America hasn’t been able to create jobs in any sector that’s subject to global pressures. As a result, there is a huge sense of disillusionment, disappointment and pessimism among Americans.

None of the Republicans are addressing this problem centrally. They’re simply talking about cutting government spending as if that is going to solve the problem of creating new industries, opportunities and jobs. Simply cutting government strikes me as a very inadequate response to a massive challenge.

Hopefully during the general election, we’ll have a substantive national debate about how to create jobs in America.” - Fareed Zakaria

One thing is for sure, cutting government is not an end all be all fix to our economic woes. A fix for that will take grandiose ambitious steps. One such step is a policy I’ve been advocating, using policy to force complacent industries into the future. America is a leader in technology and it’s one of the few areas we can compete on but not for long. That’s why we must take a moon shot-esque approach to our economy.

My policy:

You make the sale of gasoline/diesel powered vehicles illegal in the United States immediately. You also make sure that American auto makers have to produce electric cars for the masses, something under 15,000 that meets safety requirements.

This has cascading benefits. One you’ll have to retool the power grid, modernize it, remove its dependency on fossil fuels. Solar, thermal, wind power will provide the limitless renewable energy for our sustainable cars. Two you make an even bigger leap, mining the moon for Helium3. A source of almost limitless energy with amazing potential. A train car full of helium3 in helium3 reactors can power the entire United States for a year.
Lastly, reworking the interstate system to incorporate coiled wireless transfer technology means electric cars can drive from New York to LA without ever having to stop.

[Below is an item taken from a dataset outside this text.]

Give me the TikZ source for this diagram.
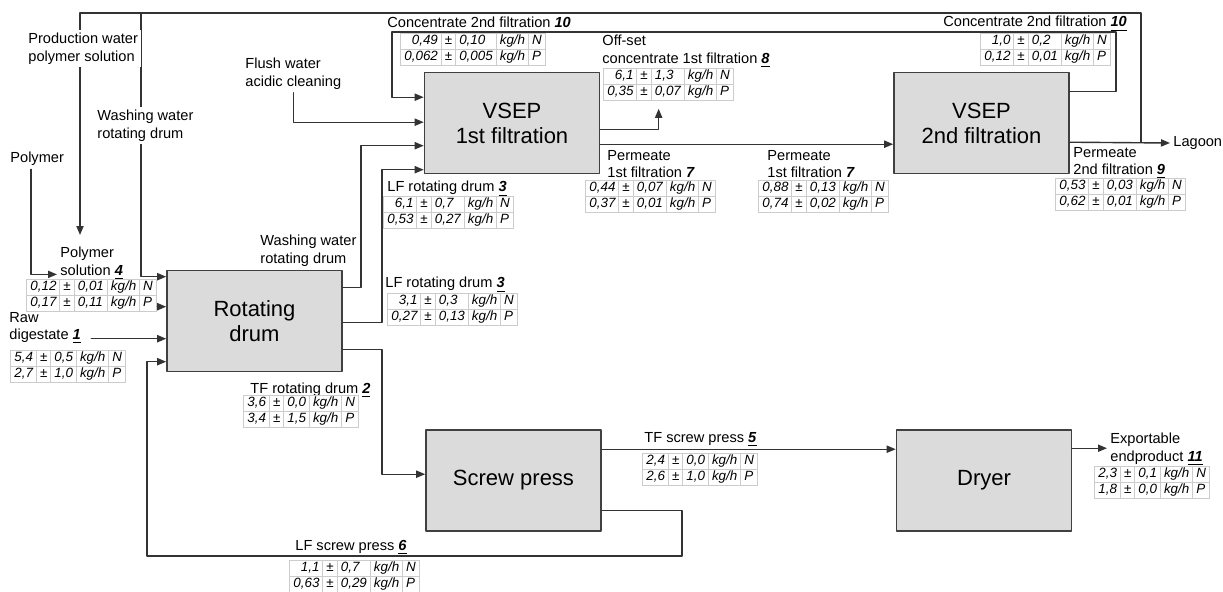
\documentclass[tikz,border=0pt]{standalone}
\usepackage{fontspec}
\setmainfont{Liberation Sans}
\usepackage{array}
\usetikzlibrary{arrows.meta}

\newcommand{\fno}[1]{\underline{\textbf{\textit{#1}}}}
\newcolumntype{I}{!{{\color{black!20}\vrule width 0.5pt}}}
\newcommand{\gh}{\noalign{{\color{black!20}\hrule height 0.5pt}}}
\newcommand{\np}[4]{{\fontsize{6.7}{7.5}\selectfont\itshape\setlength{\tabcolsep}{1.5pt}%
\begin{tabular}{IrIcIlIlIlI}\gh
#1&±&#2&kg/h&N\\\gh
#3&±&#4&kg/h&P\\\gh
\end{tabular}}}

\tikzset{
  unit/.style={draw=black!75, fill=black!14, line width=0.8pt, minimum width=87.5pt,
    minimum height=50.5pt, align=center, font=\fontsize{11}{12.5}\selectfont},
  lbl/.style={align=left, inner sep=1.5pt, font=\fontsize{7.3}{8.7}\selectfont},
  tbl/.style={inner sep=0pt, anchor=north west},
  flow/.style={draw=black!80, line width=0.7pt, ->}
}

\begin{document}
\begin{tikzpicture}[line cap=round,line join=round,>={Triangle[length=4.5pt,width=3.6pt]},x=0.5pt,y=-0.5pt]
\useasboundingbox (0,0) rectangle (1223,591);
% units
\node[unit] (drum) at (254.5,321) {Rotating\\drum};
\node[unit] (vsepA) at (512,123) {VSEP\\1st filtration};
\node[unit] (vsepB) at (981.5,123) {VSEP\\2nd filtration};
\node[unit] (press) at (513.5,480.5) {Screw press};
\node[unit] (dryer) at (984,480.5) {Dryer};
% labels
\node[lbl,anchor=north west] (polymer) at (7,149) {Polymer};
\node[lbl,anchor=north west] (flush) at (242,55) {Flush water\\acidic cleaning};
\node[lbl,anchor=north west] (polysol) at (57,244) {Polymer\\solution \fno{4}};
\node[lbl,anchor=north west] (raw) at (6,309) {Raw\\digestate \fno{1}};
\node[lbl,anchor=north west] (washlow) at (257,232) {Washing water\\rotating drum};
\node[lbl,anchor=north west] (lfA) at (384,178) {LF rotating drum \fno{3}};
\node[lbl,anchor=north west] (lfB) at (382,274) {LF rotating drum \fno{3}};
\node[lbl,anchor=north west] (tfdrum) at (247,380) {TF rotating drum \fno{2}};
\node[lbl,anchor=north west] (concA) at (384,14) {Concentrate 2nd filtration \fno{10}};
\node[lbl,anchor=north west] (offset) at (599,32) {Off-set\\concentrate 1st filtration \fno{8}};
\node[lbl,anchor=north west] (permA) at (604,147) {Permeate\\1st filtration \fno{7}};
\node[lbl,anchor=north west] (permB) at (764,147) {Permeate\\1st filtration \fno{7}};
\node[lbl,anchor=north west] (concB) at (940,13) {Concentrate 2nd filtration \fno{10}};
\node[lbl,anchor=north west] (permC) at (1070,144) {Permeate\\2nd filtration \fno{9}};
\node[lbl,anchor=west] (lagoon) at (1170,143) {Lagoon};
\node[lbl,anchor=north west] (tfpress) at (641,429) {TF screw press \fno{5}};
\node[lbl,anchor=north west] (export) at (1107,430) {Exportable\\endproduct \fno{11}};
\node[lbl,anchor=north west] (lfpress) at (292,537) {LF screw press \fno{6}};
% tables
\node[tbl] (t4) at (26,279) {\np{0,12}{0,01}{0,17}{0,11}};
\node[tbl] (t1) at (10,350) {\np{5,4}{0,5}{2,7}{1,0}};
\node[tbl] (t3a) at (383,196) {\np{6,1}{0,7}{0,53}{0,27}};
\node[tbl] (t3b) at (387,293) {\np{3,1}{0,3}{0,27}{0,13}};
\node[tbl] (t2) at (243,395) {\np{3,6}{0,0}{3,4}{1,5}};
\node[tbl] (t10a) at (400,33) {\np{0,49}{0,10}{0,062}{0,005}};
\node[tbl] (t8) at (603,68) {\np{6,1}{1,3}{0,35}{0,07}};
\node[tbl] (t7a) at (585,180) {\np{0,44}{0,07}{0,37}{0,01}};
\node[tbl] (t7b) at (758,180) {\np{0,88}{0,13}{0,74}{0,02}};
\node[tbl] (t10b) at (980,33) {\np{1,0}{0,2}{0,12}{0,01}};
\node[tbl] (t9) at (1055,178) {\np{0,53}{0,03}{0,62}{0,01}};
\node[tbl] (t5) at (642,453) {\np{2,4}{0,0}{2,6}{1,0}};
\node[tbl] (t11) at (1094,466) {\np{2,3}{0,1}{1,8}{0,0}};
\node[tbl] (t6) at (289,560) {\np{1,1}{0,7}{0,63}{0,29}};
% ports
\coordinate (dIn1) at ([yshift=-3.5pt]drum.north west);
\coordinate (dIn2) at ([yshift=-18.5pt]drum.north west);
\coordinate (dIn3) at ([yshift=-34.5pt]drum.north west);
\coordinate (dIn4) at ([yshift=-46pt]drum.north west);
\coordinate (dOut1) at ([yshift=-9pt]drum.north east);
\coordinate (dOut2) at ([yshift=-26.5pt]drum.north east);
\coordinate (dOut3) at ([yshift=-40pt]drum.north east);
\coordinate (vIn1) at ([yshift=-12.75pt]vsepA.north west);
\coordinate (vIn2) at ([yshift=-25.25pt]vsepA.north west);
\coordinate (vIn3) at ([yshift=-37pt]vsepA.north west);
\coordinate (vIn4) at ([yshift=-49pt]vsepA.north west);
\coordinate (aOut1) at ([yshift=-28.75pt]vsepA.north east);
\coordinate (aOut2) at ([yshift=-36.25pt]vsepA.north east);
\coordinate (bOut1) at ([yshift=-9.75pt]vsepB.north east);
\coordinate (bOut2) at ([yshift=-35.25pt]vsepB.north east);
\coordinate (pOut1) at ([yshift=-10pt]press.north east);
\coordinate (pIn) at ([yshift=-22.5pt]press.north west);
\coordinate (pOut2) at ([yshift=-40.5pt]press.north east);
\coordinate (yOut) at ([yshift=-9.5pt]dryer.north east);
\coordinate (offTip) at ([xshift=-5pt,yshift=-3.5pt]t8.south);
\coordinate (topL) at (80,13);
\coordinate (topW) at (141,13);
\coordinate (lagJ) at ([xshift=35.5pt]bOut2);
\coordinate (topR) at (lagJ |- topL);
\coordinate (concL) at (392,32);
\coordinate (lfBot) at (147,556);
% feeds rotating drum
\draw[flow] (lagJ) -- (topR) -- (topL) -- (topL |- polysol.north) [shorten >=4.5pt];
\draw[flow] (topW) |- (dIn1);
\draw[flow] ([xshift=-3pt]polymer.south) |- ([yshift=-5.5pt]polysol.west);
\draw[flow] (t4.east |- dIn2) -- (dIn2);
\draw[flow,shorten <=3.5pt] (raw.east |- dIn3) -- (dIn3);
\draw[flow] (pOut2) -- ++(40pt,0) |- (lfBot) |- (dIn4);
% rotating drum out
\draw[flow] (dOut1) -- ++(9pt,0) |- (vIn3);
\draw[flow] (dOut2) -- ++(19.5pt,0) |- (vIn4);
\draw[flow] (dOut3) -- ++(19.5pt,0) |- (pIn);
% VSEP
\draw[flow] (flush.south) |- (vIn2);
\draw[flow] (bOut1) -- ++(23pt,0) |- (concL) |- (vIn1);
\draw[flow] (aOut1) -| (offTip);
\draw[flow] (aOut2) -- (aOut2 -| vsepB.west);
\draw[flow] (bOut2) -- (lagoon.west);
% screw press, dryer
\draw[flow] (pOut1) -- (pOut1 -| dryer.west);
\draw[flow] (yOut) -- (yOut -| export.west);
% labels over lines
\node[lbl,fill=white,anchor=north west] (prodwater) at (25,30) {Production water\\polymer solution};
\node[lbl,fill=white,anchor=north west] (washtop) at (94,107) {Washing water\\rotating drum};
\end{tikzpicture}
\end{document}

This probably sounds like some sort of green manifesto. But it’s not. It’s the future, it’s technology that other countries will develop and become leaders in. If not now when. Why not now. Become leaders in these technologies, lead the world into the next technological age and create millions upon millions of mew jobs. The right extremists who don’t want to argue reason will say oh this will cost the government too much 1. Not if we close corporate loop holes but unfortunately the GOP is bought and owned, 2. It won’t because policies that force industries to take action are cheap. Exxon, GE, they’re sitting on piles of cash now it’s time they start investing it.